Bei dem Treffen nannte der Papst die Türkei ein Land, das einen «wichtigen Platz in der Gegenwart und Zukunft des Mittelmeerraums und der ganzen Welt» einnehme. «Vor allem, weil Sie Ihre inneren Unterschiede zur Geltung kommen lassen», sagte er. Das Land sei ein Begegnungsort verschiedener Empfindungsweisen, «deren Vereinheitlichung eine Verarmung darstellen würde». Eine Gesellschaft sei nur lebendig, wenn sie plural ist, so Leo.
Am Nachmittag geht es für Leo weiter in die Millionenmetropole Istanbul. Im Laufe der Reise sind mehrere Treffen mit Bartholomaios I., dem Ehrenoberhaupt der orthodoxen Christen, geplant. Auf dem Programm steht etwa die Unterzeichnung einer gemeinsamen Erklärung als Zeichen der christlichen Einheit und Annäherung.
Das griechisch-orthodoxe Ökumenische Patriarchat von Konstantinopel und seine Gläubigen leiden seit geraumer Zeit unter Beschränkungen des türkischen Staats. Religionsfreiheit ist in dem Land in der Verfassung verankert, aber in der Praxis eingeschränkt. Staatspräsident Recep Tayyip Erdogan und seine islamisch-konservative AKP-Regierung fördern ausserdem eine stärkere Präsenz des Islams im öffentlichen Leben.
Hoffnung für geschlossenes Priesterseminar
Besonders bitter für die griechisch-orthodoxe Kirche ist das Schicksal des Priesterseminars auf der Insel Heybeliada im Marmarameer vor Istanbul. 1971 liess der türkische Staat private Universitäten schliessen. Davon betroffen war auch das 1844 gegründete Priesterseminar – einst eine der weltweit wichtigsten Hochschulen der Orthodoxie. Seit der Schliessung des Seminars von Chalki können keine Priester mehr in der Türkei ausgebildet werden.

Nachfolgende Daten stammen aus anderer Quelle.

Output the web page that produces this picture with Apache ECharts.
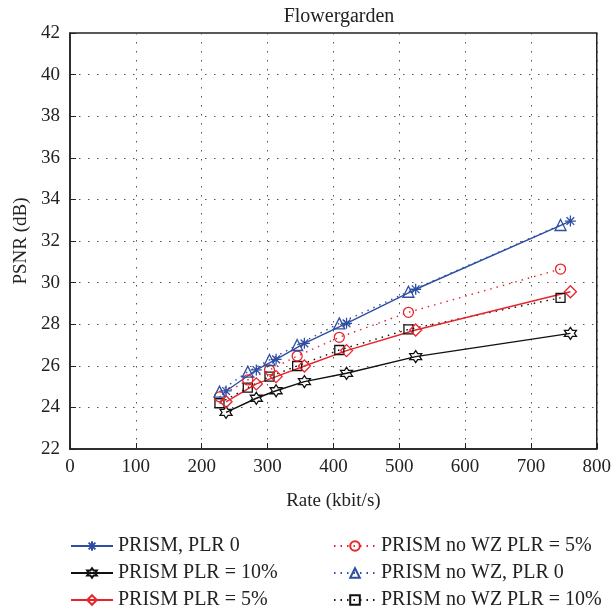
<!DOCTYPE html>
<html>
<head>
<meta charset="utf-8">
<script src="https://cdn.jsdelivr.net/npm/echarts@6/dist/echarts.min.js"></script>
<style>
html, body { margin: 0; padding: 0; background: #fff; }
#chart { width: 614px; height: 615px; }
</style>
</head>
<body>
<div id="chart"></div>
<script>
// rate (kbit/s) and PSNR (dB) for each curve
var ratePrism = [237, 283, 313, 356, 420, 525, 760]
var rateNoWz = [227, 270, 303, 345, 409, 514, 745]

var psnrPrism0 = [24.79, 25.80, 26.31, 27.08, 28.04, 29.68, 32.96]
var psnrPrism10 = [23.76, 24.44, 24.80, 25.24, 25.64, 26.44, 27.56]
var psnrPrism5 = [24.27, 25.13, 25.48, 25.99, 26.73, 27.72, 29.56]
var psnrNoWz5 = [24.51, 25.32, 25.80, 26.47, 27.37, 28.57, 30.65]
var psnrNoWz0 = [24.76, 25.72, 26.28, 27.00, 28.04, 29.56, 32.77]
var psnrNoWz10 = [24.20, 24.95, 25.48, 25.99, 26.76, 27.75, 29.27]

var xTicks = [0, 100, 200, 300, 400, 500, 600, 700, 800]
var yTicks = [22, 24, 26, 28, 30, 32, 34, 36, 38, 40, 42]

var FONT = 'Liberation Serif'
var BLUE = '#2e4ea3'
var RED = '#e8242b'
var BLACK = '#111111'

var asterisk = 'path://M0,-6L0,6M-6,0L6,0M-4.2,-4.2L4.2,4.2M-4.2,4.2L4.2,-4.2'
var hexagram = 'path://M0,-6L1.732,-3L5.196,-3L3.464,0L5.196,3L1.732,3L0,6L-1.732,3L-5.196,3L-3.464,0L-5.196,-3L-1.732,-3Z'

function pairs(xs, ys) {
    var out = []
    for (var i = 0; i < xs.length; i++) {
        out.push([xs[i], ys[i]])
    }
    return out
}

function mkSeries(name, xs, ys, color, lineType, symbol, size) {
    return {
        name: name,
        type: 'line',
        data: pairs(xs, ys),
        symbol: symbol,
        symbolSize: size,
        showAllSymbol: true,
        lineStyle: { color: color, width: 1.4, type: lineType },
        itemStyle: { color: 'rgba(255,255,255,0)', borderColor: color, borderWidth: 1.3 },
        emphasis: { disabled: true },
        animation: false,
    }
}

var legendText = { fontFamily: FONT, fontSize: 20, lineHeight: 20, color: '#222' }

var option = {
    backgroundColor: '#fff',
    title: {
        text: 'Flowergarden',
        left: 334,
        textAlign: 'center',
        top: 2,
        textStyle: { fontFamily: FONT, fontSize: 20, fontWeight: 'normal', color: '#222' },
    },
    grid: { left: 70, right: 16, top: 33, bottom: 166, show: true, borderColor: '#222', borderWidth: 1.5 },
    legend: [
        {
            orient: 'vertical',
            left: 70,
            top: 536,
            padding: 0,
            itemGap: 7,
            itemWidth: 42,
            itemHeight: 12,
            textStyle: legendText,
            data: ['PRISM, PLR 0', 'PRISM PLR = 10%', 'PRISM PLR = 5%'],
        },
        {
            orient: 'vertical',
            left: 333,
            top: 536,
            padding: 0,
            itemGap: 7,
            itemWidth: 42,
            itemHeight: 12,
            textStyle: legendText,
            data: ['PRISM no WZ PLR = 5%', 'PRISM no WZ, PLR 0', 'PRISM no WZ PLR = 10%'],
        },
    ],
    xAxis: {
        type: 'value',
        min: 0,
        max: 800,
        interval: 100,
        name: 'Rate (kbit/s)',
        nameLocation: 'middle',
        nameGap: 43,
        nameTextStyle: { fontFamily: FONT, fontSize: 19, color: '#222' },
        axisLine: { show: true, lineStyle: { color: '#222', width: 1.5 } },
        axisTick: { show: true, inside: true, length: 6, lineStyle: { color: '#222' } },
        axisLabel: { fontFamily: FONT, fontSize: 19, color: '#222', margin: 9 },
        splitLine: { show: true, lineStyle: { color: '#555', width: 1, type: [1.5, 7.5] } },
    },
    yAxis: {
        type: 'value',
        min: 22,
        max: 42,
        interval: 2,
        name: 'PSNR (dB)',
        nameLocation: 'middle',
        nameGap: 39,
        nameTextStyle: { fontFamily: FONT, fontSize: 19, color: '#222' },
        axisLine: { show: true, lineStyle: { color: '#222', width: 1.5 } },
        axisTick: { show: true, inside: true, length: 6, lineStyle: { color: '#222' } },
        axisLabel: { fontFamily: FONT, fontSize: 19, color: '#222', margin: 10 },
        splitLine: { show: true, lineStyle: { color: '#555', width: 1, type: [1.5, 7.5] } },
    },
    series: [
        mkSeries('PRISM no WZ PLR = 10%', rateNoWz, psnrNoWz10, BLACK, [1.5, 5], 'rect', 9),
        mkSeries('PRISM no WZ PLR = 5%', rateNoWz, psnrNoWz5, RED, [1.5, 5], 'circle', 10),
        mkSeries('PRISM no WZ, PLR 0', rateNoWz, psnrNoWz0, BLUE, [1.5, 5], 'triangle', 11),
        mkSeries('PRISM PLR = 10%', ratePrism, psnrPrism10, BLACK, 'solid', hexagram, 12),
        mkSeries('PRISM PLR = 5%', ratePrism, psnrPrism5, RED, 'solid', 'diamond', 12),
        mkSeries('PRISM, PLR 0', ratePrism, psnrPrism0, BLUE, 'solid', asterisk, 11),
    ],
}

var myChart = echarts.init(document.getElementById('chart'))
myChart.setOption(option)
</script>
</body>
</html>
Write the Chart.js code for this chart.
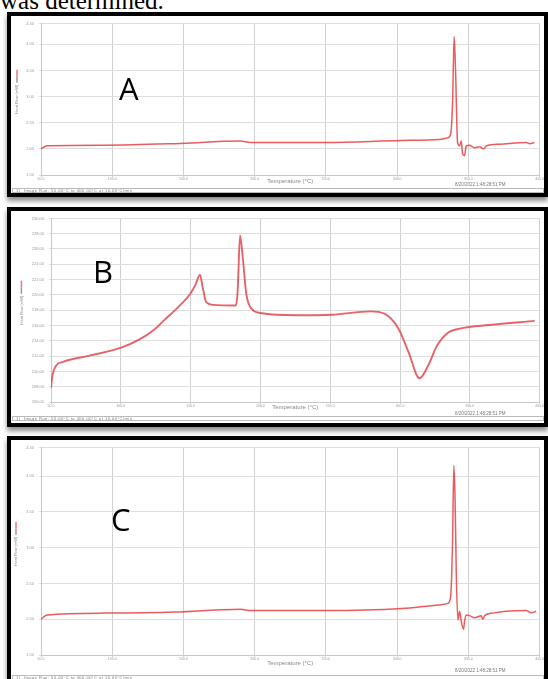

Immer wieder hoffte die griechische Minderheit in der Türkei auf eine Wiederöffnung. Neu befeuert wurde die Hoffnung, als US-Präsident Donald Trump das Thema beim Besuch Erdogans Ende September in Washington ansprach und auf die Weltbühne hob. Es bleibt abzuwarten, ob Leo das Thema bei seinem Treffen mit Erdogan am ersten Tag seines Besuchs ansprechen wird.
Leos erste Auslandsreise ist gewissermassen ein Vermächtnis seines im April verstorbenen Vorgängers Franziskus. Dieser hatte zu Lebzeiten den Wunsch geäussert, die Länder zu bereisen. Leo – seit Mai im Amt – holt dies nun nach.
Am Sonntag geht's in den Libanon
Mit Spannung wird erwartet, welche Akzente Leo bei seiner ersten Reise setzt und wie er sich von seinem unmittelbaren Vorgänger unterscheidet. Auf Reisen hatte Franziskus – für seine Menschennähe bekannt – das Bad in der Menge immer wieder genossen. Leo trat bisher vor allem eher zurückhaltend auf.
Genau beobachtet wird auch, wie er sich auf dem diplomatischen Parkett geben wird. Neben Erdogan trifft Leo in der Türkei auch den Chef der staatlichen Religionsbehörde Diyanet, die unter Erdogans Ägide massiv ausgebaut wurde.
Nach seiner Ankunft in Ankara geht es nach mehreren Treffen am Nachmittag weiter nach Istanbul (ehemals Konstantinopel). Dort ist unter anderem ein Besuch der Sultan-Ahmet-Moschee (Blaue Moschee) geplant. Ausserdem stehen mehrere Besuche von Kirchen auf dem Programm. Am Sonntag geht es für Leo weiter in den Libanon.